A very large Great White ate a spearfisher close to shore near Capetown South Africa on Sunday, seen by a man on the nearby jetty and by his dive partner , this was no accident but a predator seeing a man as prey . Having swum in those waters way back when and witnessed several deliberate attacks on people by somewhat smaller sharks I have no doubt at all that this shark was not mistaking this man for a seal or bunch of fish. He had speared fish on a line nearby and no doubt their blood drew the shark into the area. Seals were often found on the beach near our home with big chunks torn out of their sides and the attacker waiting in the surf for them to return to the water. As kids we knew enough to stay out of the water on those days and keep a wary eye out the rest of the time, though I'm sure our body fat content was pretty low we would have been eaten readily enough.
Gangsters in Capetown in the sixties and early seventies had their own local version of cement boots as they were said to take victims out into False Bay and dump them overboard into the oeponymous Dire Straits off Dire Island. No one ever made it to shore.
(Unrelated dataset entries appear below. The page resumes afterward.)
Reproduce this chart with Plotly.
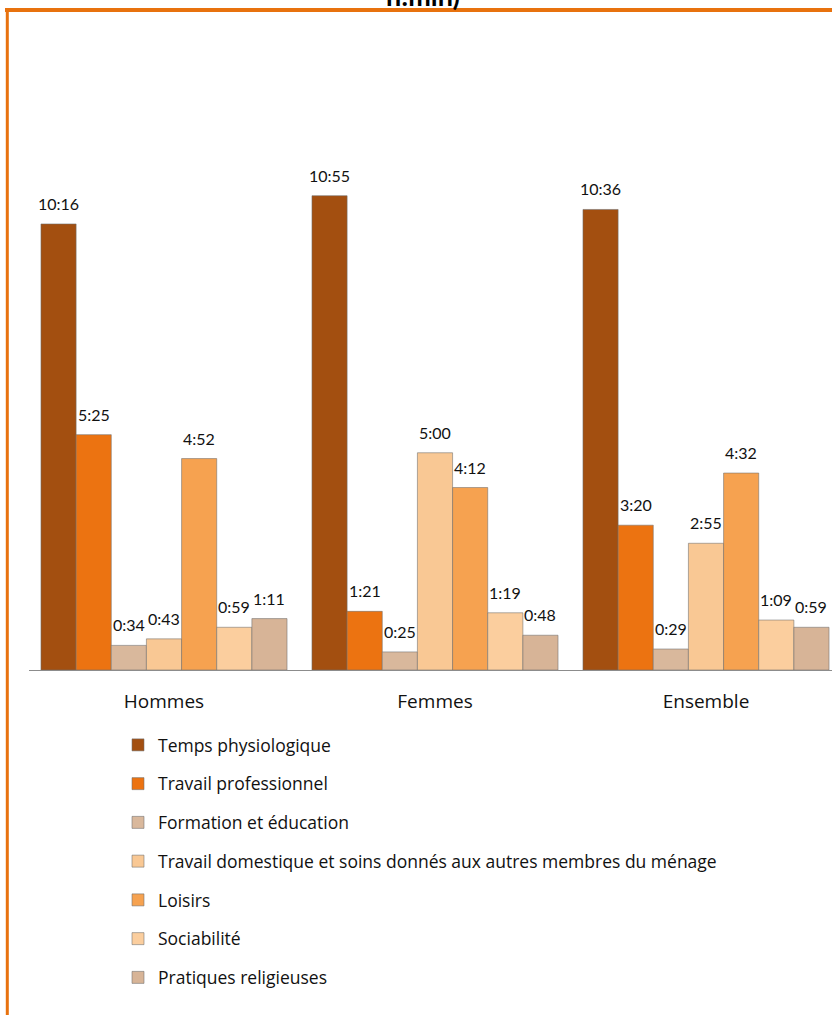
import plotly.graph_objects as go

# ---- data ----
groups = ["Hommes", "Femmes", "Ensemble"]
series = [
    "Temps physiologique",
    "Travail professionnel",
    "Formation et éducation",
    "Travail domestique et soins donnés aux autres membres du ménage",
    "Loisirs",
    "Sociabilité",
    "Pratiques religieuses",
]
temps_physio = ["10:16", "10:55", "10:36"]
travail_pro = ["5:25", "1:21", "3:20"]
formation = ["0:34", "0:25", "0:29"]
travail_dom = ["0:43", "5:00", "2:55"]
loisirs = ["4:52", "4:12", "4:32"]
sociabilite = ["0:59", "1:19", "1:09"]
religion = ["1:11", "0:48", "0:59"]
values = [temps_physio, travail_pro, formation, travail_dom, loisirs, sociabilite, religion]
colors = ["#A34F10", "#EC7311", "#D9B89C", "#F9C894", "#F6A250", "#FBCE9E", "#D7B497"]


def to_min(s):
    h, m = s.split(":")
    return int(h) * 60 + int(m)


W, H = 832, 1015
FONT = "Lato"
LFONT = "Open Sans"
bargap = 0.092
n = len(series)

fig = go.Figure()
for k, (name, vals, col) in enumerate(zip(series, values, colors)):
    fig.add_trace(go.Bar(
        x=groups, y=[to_min(v) for v in vals], name=name,
        legendgroup=f"g{k}",
        marker=dict(color=col, line=dict(color="rgba(110,110,110,0.55)", width=1)),
        hoverinfo="skip",
    ))

# value labels above bars
ann = []
w = (1 - bargap) / n
for k, vals in enumerate(values):
    for i, v in enumerate(vals):
        ann.append(dict(
            x=i - (1 - bargap) / 2 + (k + 0.5) * w, y=to_min(v), xref="x", yref="y",
            text=v, showarrow=False, yanchor="bottom", xanchor="center", yshift=9,
            font=dict(family=FONT, size=16, color="#111"),
        ))

# partially visible title
ann.append(dict(x=423 / W, y=1 - 14 / H, xref="paper", yref="paper", text="<b>h:min)</b>",
                showarrow=False, xanchor="center", yanchor="bottom",
                font=dict(family=FONT, size=27, color="#000")))

base_px = 670
top_px = 40
px_per_min = 474.3 / 655

fig.update_layout(
    width=W, height=H,
    margin=dict(l=0, r=0, t=0, b=0),
    paper_bgcolor="white", plot_bgcolor="white",
    barmode="group", bargap=bargap, bargroupgap=0,
    font=dict(family=FONT, size=16, color="#111"),
    xaxis=dict(domain=[28.5 / W, 1], range=[-0.5, -0.5 + (W - 28.5) / 271],
               showline=True, linecolor="#8c8c8c", linewidth=1, ticks="",
               ticklabelstandoff=14, tickfont=dict(family=LFONT, size=19, color="#111"),
               showgrid=False, zeroline=False, fixedrange=True),
    yaxis=dict(domain=[1 - base_px / H, 1 - top_px / H],
               range=[0, (base_px - top_px) / px_per_min], visible=False, fixedrange=True),
    showlegend=True,
    legend=dict(orientation="v", x=118 / W, y=1 - 727 / H, xanchor="left", yanchor="top",
                traceorder="grouped", tracegroupgap=13,
                font=dict(family=LFONT, size=17.5, color="#111"), bgcolor="rgba(0,0,0,0)"),
    annotations=ann,
    shapes=[
        dict(type="line", xref="paper", yref="paper", x0=5 / W, x1=1, y0=1 - 10 / H, y1=1 - 10 / H,
             line=dict(color="#E8720E", width=4)),
        dict(type="line", xref="paper", yref="paper", x0=7.3 / W, x1=7.3 / W, y0=0, y1=1 - 8 / H,
             line=dict(color="#E8720E", width=3)),
    ],
)

fig.write_html("out.html", config={"displayModeBar": False},
               post_script="document.body.style.margin='0';")
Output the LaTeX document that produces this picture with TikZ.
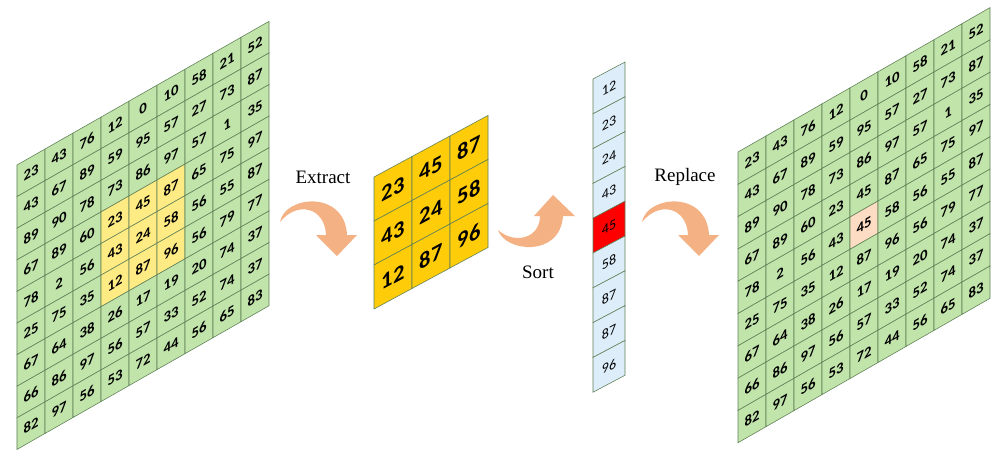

Today tourists go there to see the sharks which come up to the boats to feed on fish offered to them, a whole mini industry which thrives on the great numbers of sharks now in the area . There is a total ban on fishing for them which has allowed them to multiply , but perhaps consideration could now be given to allowing a limited hunt , either in a very restricted area such as in a 3 mile strip along popular bathing beaches or with a strict lower size limit. Big Game fishermen from the States have offered as much as 250,000 dollars for the privilege of taking a Great White, surely enough to ensure the preservation of the species , since unlike the ivory trade the value lies in the public legitimate catching rather than in any anonymous product .
Similar problems arise with bears in Canada , crocodiles in Australia and tigers in India. In each case any long term solution must allow free use of a clearly defined territory to each party involved, both humans and their predatory neighbours.